By Mike Allen and John F. Harris
THE WASHINGTON POST -- BEDFORD, N.H.

Bill Bradley announced Tuesday that he would work to eliminate tax shelters, breaks and loopholes that he figures would cost the government $124 billion over 10 years, targeting powerful industries to help pay for his health-care plan and other ambitious proposals.

The measures are designed in part to defuse the warning by Vice President Al Gore, his rival for the Democratic presidential nomination, that Bradley would knock the federal budget from surplus to deficit. But Bradley, speaking at a New Hampshire forum, cast the changes more as a matter of justice and equity than dollars and cents.

“When a tax break is created to help only a few people, or a company finds a way not to pay taxes, we all end up paying more,” Bradley said. “If I am president, we will spend money wisely on the things that make the most difference for the greatest number of people, and we will end the influence of special interests in Washington.”

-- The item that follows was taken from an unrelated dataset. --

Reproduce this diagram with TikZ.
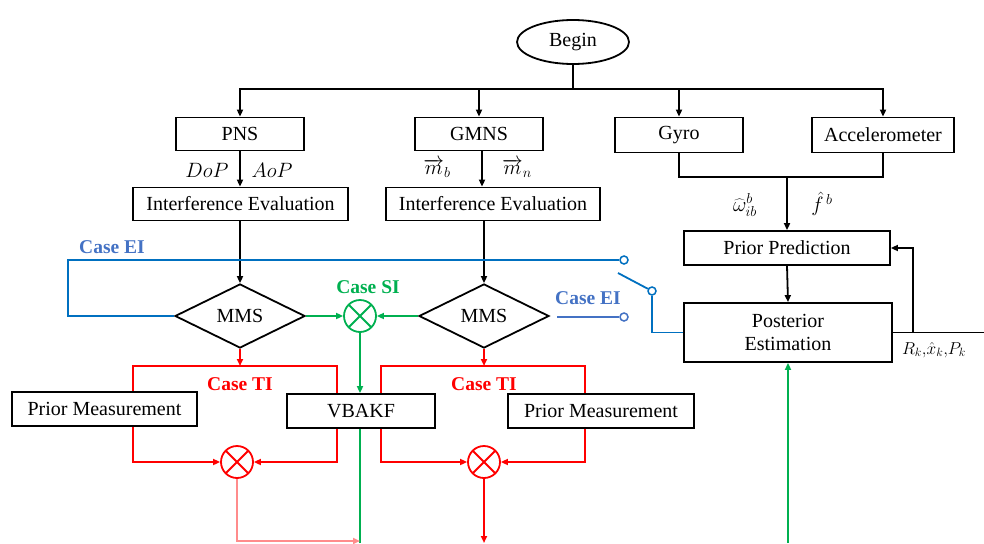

On Wednesday, it is Gore who will be making the splash as the two men jockey for the spotlight in the weeks before the New Hampshire primary on Feb. 1. Gore will receive the endorsement of Massachusetts Sen. Edward M. Kennedy, an important boost from one of the most important liberal voices in the Democratic Party. Kennedy had remained noncommittal during months of “very aggressive” lobbying by Gore aides, but decided over the holidays he would campaign for the vice president, said a Democratic source.

As the Gore campaign began spreading the word about his coup, Bradley traveled here to announce his proposal to tighten the tax code. Much of the savings Bradley projects would come from stiffer enforcement. The Internal Revenue Service would step up audits of large corporations and increase penalties on companies that engage in practices with the sole purpose of lowering tax liability. And he would require companies to disclose to the IRS periods in which they reported higher income to shareholders than to the government. Those measures are to save $100 billion over 10 years, aides estimated.

In addition, Bradley said he would work to reduce subsidies that he said reward what he considers environmentally harmful practices. Bradley would cut benefits to mining companies that drill on public land but pay few royalties, oil-and-gas producers who have a deduction for exploration and development costs, and ranchers who graze livestock on public lands. That is to save $2 billion over a decade.

Bradley also said he wants to repeal preferential tax treatment for oil drillers, chemical companies and companies with foreign subsidiaries that he said was enacted after those interests made large contributions to both national political parties in recent years. That move would save $22 billion over 10 years.

The only corporation Bradley singled out by name is the Amway Corp., the marketing organization, which he said was the primary beneficiary of a 1997 measure making it easier to avoid U.S. taxes by moving profits to foreign subsidiaries.

Business groups were swift to condemn Bradley’s ideas. “We should call this what it is: a $120 billion-plus tax increase being pushed onto American corporations to pay for Bradley’s social programs,” said Martin A. Regalia, chief economist for the U.S. Chamber of Commerce.